Neither Wheeler nor Lugo have had terrific springs as each carries a 5.11 and 5.56 Grapefruit League ERA, respectively. However, Carig notes that Wheeler has impressed simply by appearing healthy and brandishing a fastball that once again sits in the mid- to high-90’s. Lugo, meanwhile, proved crucial to the Mets last year, posting a 2.67 ERA across eight starts and nine relief appearances.
Nick Groke of the Denver Post reports that the Rockies agreed to a $200 million, 30-year lease with the Metropolitan Baseball Stadium District, which is the state division that owns Coors Field. As part of the deal, the Rockies will lease and develop a plot of land south of the stadium, which will cost the team $125 million for 99 years.

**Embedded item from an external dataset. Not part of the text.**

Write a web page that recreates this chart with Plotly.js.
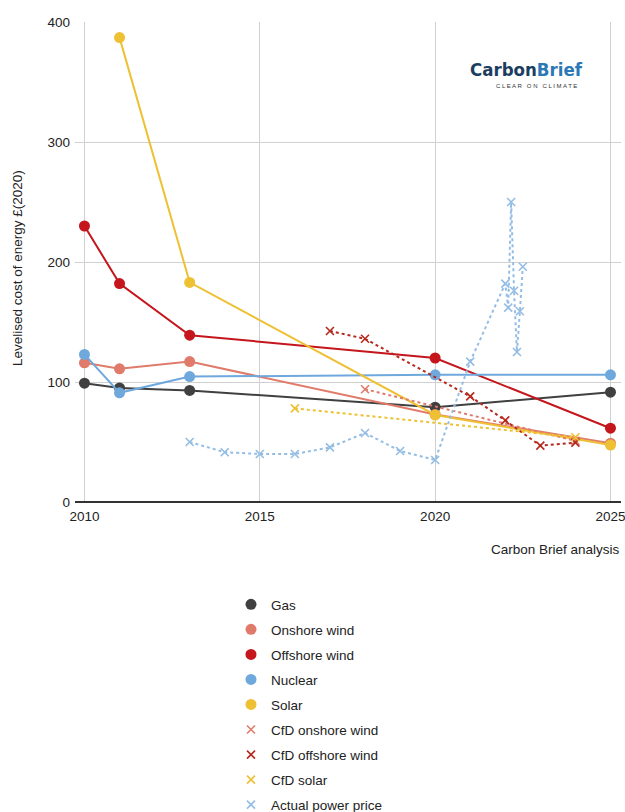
<!DOCTYPE html>
<html>
<head>
<meta charset="utf-8">
<script src="https://cdn.plot.ly/plotly-3.0.1.min.js"></script>
<style>html,body{margin:0;padding:0;background:#fff;}#chart{width:625px;height:812px;}</style>
</head>
<body>
<div id="chart"></div>
<script>
// LCOE series (years, values in £ 2020)
const lcoeYears = [2010, 2011, 2013, 2020, 2025];
const gas = [99, 95, 93, 79, 91.5];
const onshoreWind = [116, 111, 117, 73, 49];
const offshoreWind = [230, 182, 139, 120, 61.5];
const nuclear = [123, 91, 104.5, 106, 106];
const solarYears = [2011, 2013, 2020, 2025];
const solar = [387, 183, 72.5, 47.5];

// CfD strike prices
const cfdOnshoreYears = [2018, 2024];
const cfdOnshore = [94, 51];
const cfdOffshoreYears = [2017, 2018, 2021, 2022, 2023, 2024];
const cfdOffshore = [142.5, 136, 88, 68, 47, 49.5];
const cfdSolarYears = [2016, 2024];
const cfdSolar = [78, 54];

// Actual power price (annual, then monthly 2022)
const priceYears = [2013, 2014, 2015, 2016, 2017, 2018, 2019, 2020, 2021,
  2022.0, 2022.083, 2022.167, 2022.25, 2022.333, 2022.417, 2022.5];
const powerPrice = [50, 41.5, 40, 40, 45.5, 57.5, 42.5, 35, 117,
  182, 162, 250, 176, 125, 159, 196];

const xTicks = [2010, 2015, 2020, 2025];
const yTicks = [0, 100, 200, 300, 400];

const FONT = 'Liberation Sans, Arial, sans-serif';

function solid(name, x, y, color) {
  return [
    {x: x, y: y, type: 'scatter', mode: 'lines', line: {color: color, width: 2},
     showlegend: false, hoverinfo: 'skip', legendgroup: name},
    {x: x, y: y, type: 'scatter', mode: 'markers', name: name, legendgroup: name,
     marker: {color: color, size: 11, symbol: 'circle'}}
  ];
}
function dotted(name, x, y, color) {
  return [
    {x: x, y: y, type: 'scatter', mode: 'lines', line: {color: color, width: 2, dash: 'dot'},
     showlegend: false, hoverinfo: 'skip', legendgroup: name},
    {x: x, y: y, type: 'scatter', mode: 'markers', name: name, legendgroup: name,
     marker: {color: color, size: 8, symbol: 'x-thin', line: {color: color, width: 1.6}}}
  ];
}

const data = [].concat(
  solid('Gas', lcoeYears, gas, '#404040'),
  solid('Onshore wind', lcoeYears, onshoreWind, '#e07b6b'),
  solid('Offshore wind', lcoeYears, offshoreWind, '#c4161c'),
  solid('Nuclear', lcoeYears, nuclear, '#6fa8dc'),
  solid('Solar', solarYears, solar, '#eec033'),
  dotted('CfD onshore wind', cfdOnshoreYears, cfdOnshore, '#e07b6b'),
  dotted('CfD offshore wind', cfdOffshoreYears, cfdOffshore, '#b5291e'),
  dotted('CfD solar', cfdSolarYears, cfdSolar, '#eec033'),
  dotted('Actual power price', priceYears, powerPrice, '#94bde4')
);

const layout = {
  width: 625, height: 812,
  margin: {l: 75, r: 4, t: 22, b: 310, autoexpand: false},
  paper_bgcolor: '#fff', plot_bgcolor: '#fff',
  font: {family: FONT, size: 13.5, color: '#222'},
  showlegend: true,
  xaxis: {
    range: [2009.73, 2025.3], tickvals: xTicks, ticktext: xTicks.map(String),
    showgrid: true, gridcolor: '#d0d0d0', gridwidth: 1,
    zeroline: false, showline: false, ticks: '',
    ticklabelstandoff: 4, ticklabeloverflow: 'allow',
    tickfont: {size: 13.5, color: '#222'}
  },
  yaxis: {
    range: [0, 400], tickvals: yTicks, ticktext: yTicks.map(String),
    showgrid: true, gridcolor: '#d0d0d0', gridwidth: 1,
    zeroline: true, zerolinecolor: '#333', zerolinewidth: 1.5,
    showline: false, ticks: '', ticklabelstandoff: 4,
    tickfont: {size: 13.5, color: '#222'}
  },
  legend: {
    xref: 'container', yref: 'container',
    x: 231 / 625, xanchor: 'left',
    y: 1 - 589 / 812, yanchor: 'top',
    font: {size: 13.5, color: '#222'},
    tracegroupgap: 4.5, traceorder: 'grouped',
    bgcolor: 'rgba(0,0,0,0)'
  },
  annotations: [
    {xref: 'paper', yref: 'paper', x: (17 - 75) / 546, y: (502 - 268) / 480,
     xanchor: 'center', yanchor: 'middle', showarrow: false, textangle: -90,
     text: 'Levelised cost of energy £(2020)', font: {size: 13.5, color: '#222'}},
    {xref: 'paper', yref: 'paper', x: (622 - 75) / 546, y: (502 - 549) / 480,
     xanchor: 'right', yanchor: 'middle', showarrow: false,
     text: 'Carbon Brief analysis', font: {size: 13.5, color: '#222'}},
    {xref: 'paper', yref: 'paper', x: (526 - 75) / 546, y: (502 - 70) / 480,
     xanchor: 'center', yanchor: 'middle', showarrow: false,
     text: '<b>Carbon<span style="color:#2b78b5">Brief</span></b>',
     font: {family: 'DejaVu Sans Condensed, sans-serif', size: 18.5, color: '#1b3d5f'}},
    {xref: 'paper', yref: 'paper', x: (536 - 75) / 546, y: (502 - 86) / 480,
     xanchor: 'center', yanchor: 'middle', showarrow: false,
     text: 'C L E A R   O N   C L I M A T E',
     font: {family: FONT, size: 6, color: '#333'}}
  ]
};

Plotly.newPlot('chart', data, layout, {displayModeBar: false, staticPlot: true});
</script>
</body>
</html>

As Groke points out, had the Rockies not reached a deal by Thursday, March 30, the lease would have rolled over for five more years.
Rockies owner Dick Monfort issued a statement, saying, “We are proud that Coors Field will continue to be a vital part of a vibrant city, drawing fans from near and far and making our Colorado residents proud.”
The Rockies moved into Coors Field in 1995. It is the National League’s third oldest stadium. In that span of time, the Rockies have made the playoffs three times, the last coming in 2009 when they lost in the NLDS to the Phillies. The Rockies were swept in the 2007 World Series by the Red Sox.